• [DIRECTIONS]: What lies from the line containing "Recreate this image" through the line containing "ax.axis('off')"? Print exactly those lines, with both ends, and no others.

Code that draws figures
-=-=-
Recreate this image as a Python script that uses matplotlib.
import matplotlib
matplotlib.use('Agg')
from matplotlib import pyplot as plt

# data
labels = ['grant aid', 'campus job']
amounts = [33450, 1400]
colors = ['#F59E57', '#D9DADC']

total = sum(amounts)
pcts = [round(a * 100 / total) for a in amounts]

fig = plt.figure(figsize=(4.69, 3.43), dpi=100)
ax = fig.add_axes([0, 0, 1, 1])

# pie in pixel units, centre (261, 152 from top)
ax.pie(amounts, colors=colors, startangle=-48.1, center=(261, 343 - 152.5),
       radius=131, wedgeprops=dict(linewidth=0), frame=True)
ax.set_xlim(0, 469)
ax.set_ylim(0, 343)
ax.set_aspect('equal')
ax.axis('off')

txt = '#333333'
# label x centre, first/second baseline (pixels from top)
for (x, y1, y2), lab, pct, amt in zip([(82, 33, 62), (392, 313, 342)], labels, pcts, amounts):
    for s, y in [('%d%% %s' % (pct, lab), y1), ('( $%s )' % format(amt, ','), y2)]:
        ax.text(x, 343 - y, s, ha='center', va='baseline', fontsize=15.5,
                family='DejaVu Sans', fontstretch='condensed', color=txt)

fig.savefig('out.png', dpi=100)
-=-=-
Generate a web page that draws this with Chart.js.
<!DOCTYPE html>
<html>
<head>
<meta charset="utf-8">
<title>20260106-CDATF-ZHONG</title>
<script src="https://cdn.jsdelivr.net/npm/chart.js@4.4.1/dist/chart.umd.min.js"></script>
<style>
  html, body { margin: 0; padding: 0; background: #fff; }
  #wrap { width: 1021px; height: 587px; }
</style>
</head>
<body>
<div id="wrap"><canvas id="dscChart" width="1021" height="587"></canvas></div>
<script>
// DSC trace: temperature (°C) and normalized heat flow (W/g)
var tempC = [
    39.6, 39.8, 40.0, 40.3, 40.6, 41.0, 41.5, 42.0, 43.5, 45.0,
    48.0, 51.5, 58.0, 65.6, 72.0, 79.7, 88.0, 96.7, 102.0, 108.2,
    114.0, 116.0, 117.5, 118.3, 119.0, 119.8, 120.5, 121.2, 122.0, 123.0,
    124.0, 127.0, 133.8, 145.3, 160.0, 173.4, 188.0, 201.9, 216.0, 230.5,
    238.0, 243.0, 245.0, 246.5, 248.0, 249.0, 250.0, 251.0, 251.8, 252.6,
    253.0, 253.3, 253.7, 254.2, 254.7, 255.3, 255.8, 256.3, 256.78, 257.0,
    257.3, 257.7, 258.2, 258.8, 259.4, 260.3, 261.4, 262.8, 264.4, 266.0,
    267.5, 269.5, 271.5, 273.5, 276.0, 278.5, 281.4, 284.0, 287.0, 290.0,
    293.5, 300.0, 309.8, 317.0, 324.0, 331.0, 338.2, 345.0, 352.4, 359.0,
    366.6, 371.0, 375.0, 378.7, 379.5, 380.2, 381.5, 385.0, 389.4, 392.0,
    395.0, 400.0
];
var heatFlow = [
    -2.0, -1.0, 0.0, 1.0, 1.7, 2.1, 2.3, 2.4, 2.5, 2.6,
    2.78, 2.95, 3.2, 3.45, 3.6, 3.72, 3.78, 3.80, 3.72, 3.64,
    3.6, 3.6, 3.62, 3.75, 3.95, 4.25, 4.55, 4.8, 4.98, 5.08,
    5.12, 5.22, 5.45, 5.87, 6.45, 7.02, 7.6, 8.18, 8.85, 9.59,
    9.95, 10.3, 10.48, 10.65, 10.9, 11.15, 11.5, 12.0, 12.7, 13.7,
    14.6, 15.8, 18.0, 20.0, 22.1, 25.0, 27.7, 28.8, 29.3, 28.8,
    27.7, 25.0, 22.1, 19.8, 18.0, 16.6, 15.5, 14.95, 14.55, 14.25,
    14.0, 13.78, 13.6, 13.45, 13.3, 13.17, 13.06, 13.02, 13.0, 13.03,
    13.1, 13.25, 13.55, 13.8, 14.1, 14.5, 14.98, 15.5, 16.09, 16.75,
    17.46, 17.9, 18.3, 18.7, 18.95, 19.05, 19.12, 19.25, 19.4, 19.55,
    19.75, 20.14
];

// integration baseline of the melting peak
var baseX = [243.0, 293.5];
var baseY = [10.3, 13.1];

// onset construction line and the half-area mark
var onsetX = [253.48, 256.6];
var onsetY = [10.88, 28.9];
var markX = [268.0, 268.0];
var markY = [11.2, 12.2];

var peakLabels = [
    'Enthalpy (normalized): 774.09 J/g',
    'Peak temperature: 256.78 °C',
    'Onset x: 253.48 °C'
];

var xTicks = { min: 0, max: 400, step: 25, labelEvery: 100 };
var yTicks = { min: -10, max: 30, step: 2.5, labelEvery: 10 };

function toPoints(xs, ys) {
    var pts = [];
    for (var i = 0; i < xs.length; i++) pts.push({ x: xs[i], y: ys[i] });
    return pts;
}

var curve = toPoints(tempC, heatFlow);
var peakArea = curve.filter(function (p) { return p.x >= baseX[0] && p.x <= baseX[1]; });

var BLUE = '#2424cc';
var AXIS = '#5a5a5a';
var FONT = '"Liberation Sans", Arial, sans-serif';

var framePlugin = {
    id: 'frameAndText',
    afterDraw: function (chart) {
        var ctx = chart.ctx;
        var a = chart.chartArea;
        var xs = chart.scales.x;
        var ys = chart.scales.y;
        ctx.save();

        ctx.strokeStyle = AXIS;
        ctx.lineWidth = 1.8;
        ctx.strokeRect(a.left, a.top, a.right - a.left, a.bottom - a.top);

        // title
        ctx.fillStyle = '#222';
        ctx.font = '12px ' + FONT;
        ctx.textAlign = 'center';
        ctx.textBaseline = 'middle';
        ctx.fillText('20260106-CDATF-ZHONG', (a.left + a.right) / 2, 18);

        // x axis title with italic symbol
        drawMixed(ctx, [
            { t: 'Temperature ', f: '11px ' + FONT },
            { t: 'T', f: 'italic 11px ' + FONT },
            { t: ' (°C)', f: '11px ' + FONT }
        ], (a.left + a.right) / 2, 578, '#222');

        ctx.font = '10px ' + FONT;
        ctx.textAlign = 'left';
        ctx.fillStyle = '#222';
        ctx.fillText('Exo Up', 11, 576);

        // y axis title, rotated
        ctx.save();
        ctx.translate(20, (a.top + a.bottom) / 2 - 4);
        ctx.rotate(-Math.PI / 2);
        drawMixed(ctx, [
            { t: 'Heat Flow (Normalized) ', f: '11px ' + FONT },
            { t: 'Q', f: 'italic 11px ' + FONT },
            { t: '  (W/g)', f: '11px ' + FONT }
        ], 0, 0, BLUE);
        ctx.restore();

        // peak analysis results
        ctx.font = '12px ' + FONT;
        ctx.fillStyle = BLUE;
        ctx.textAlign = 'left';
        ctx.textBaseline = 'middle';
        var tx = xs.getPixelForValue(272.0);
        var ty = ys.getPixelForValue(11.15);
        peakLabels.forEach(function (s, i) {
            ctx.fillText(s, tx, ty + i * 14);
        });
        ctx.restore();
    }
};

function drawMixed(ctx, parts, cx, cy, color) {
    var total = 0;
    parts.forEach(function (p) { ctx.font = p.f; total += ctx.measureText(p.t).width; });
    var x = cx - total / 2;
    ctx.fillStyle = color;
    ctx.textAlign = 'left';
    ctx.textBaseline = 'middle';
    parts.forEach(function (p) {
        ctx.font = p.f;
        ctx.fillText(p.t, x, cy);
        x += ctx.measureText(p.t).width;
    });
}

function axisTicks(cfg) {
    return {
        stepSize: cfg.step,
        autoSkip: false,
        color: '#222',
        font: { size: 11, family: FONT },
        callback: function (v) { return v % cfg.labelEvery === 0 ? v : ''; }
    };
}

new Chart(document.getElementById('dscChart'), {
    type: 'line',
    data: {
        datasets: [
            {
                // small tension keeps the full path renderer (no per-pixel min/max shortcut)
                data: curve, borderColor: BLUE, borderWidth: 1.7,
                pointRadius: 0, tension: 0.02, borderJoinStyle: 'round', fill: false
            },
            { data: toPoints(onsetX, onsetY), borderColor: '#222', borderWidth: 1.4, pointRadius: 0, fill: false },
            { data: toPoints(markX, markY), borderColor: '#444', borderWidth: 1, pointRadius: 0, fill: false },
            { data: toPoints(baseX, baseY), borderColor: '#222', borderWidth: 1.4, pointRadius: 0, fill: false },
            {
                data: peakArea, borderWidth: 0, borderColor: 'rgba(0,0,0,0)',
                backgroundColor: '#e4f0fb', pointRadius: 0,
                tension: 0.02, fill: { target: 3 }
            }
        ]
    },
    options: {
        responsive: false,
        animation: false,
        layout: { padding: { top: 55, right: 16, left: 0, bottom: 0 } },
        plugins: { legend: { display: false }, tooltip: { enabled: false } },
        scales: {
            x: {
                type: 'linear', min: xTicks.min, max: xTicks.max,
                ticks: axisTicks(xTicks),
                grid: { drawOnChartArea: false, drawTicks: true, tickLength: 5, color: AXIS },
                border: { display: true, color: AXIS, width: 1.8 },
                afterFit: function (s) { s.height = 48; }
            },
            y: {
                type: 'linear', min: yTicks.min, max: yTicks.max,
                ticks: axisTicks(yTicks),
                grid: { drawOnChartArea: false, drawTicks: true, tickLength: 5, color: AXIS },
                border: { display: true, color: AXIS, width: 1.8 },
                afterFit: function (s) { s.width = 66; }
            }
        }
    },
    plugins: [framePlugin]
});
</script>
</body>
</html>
-=-=-
• [COMPLETE OUTPUT]:
Recreate this image as a Python script that uses matplotlib.
import matplotlib
matplotlib.use('Agg')
from matplotlib import pyplot as plt

# data
labels = ['grant aid', 'campus job']
amounts = [33450, 1400]
colors = ['#F59E57', '#D9DADC']

total = sum(amounts)
pcts = [round(a * 100 / total) for a in amounts]

fig = plt.figure(figsize=(4.69, 3.43), dpi=100)
ax = fig.add_axes([0, 0, 1, 1])

# pie in pixel units, centre (261, 152 from top)
ax.pie(amounts, colors=colors, startangle=-48.1, center=(261, 343 - 152.5),
       radius=131, wedgeprops=dict(linewidth=0), frame=True)
ax.set_xlim(0, 469)
ax.set_ylim(0, 343)
ax.set_aspect('equal')
ax.axis('off')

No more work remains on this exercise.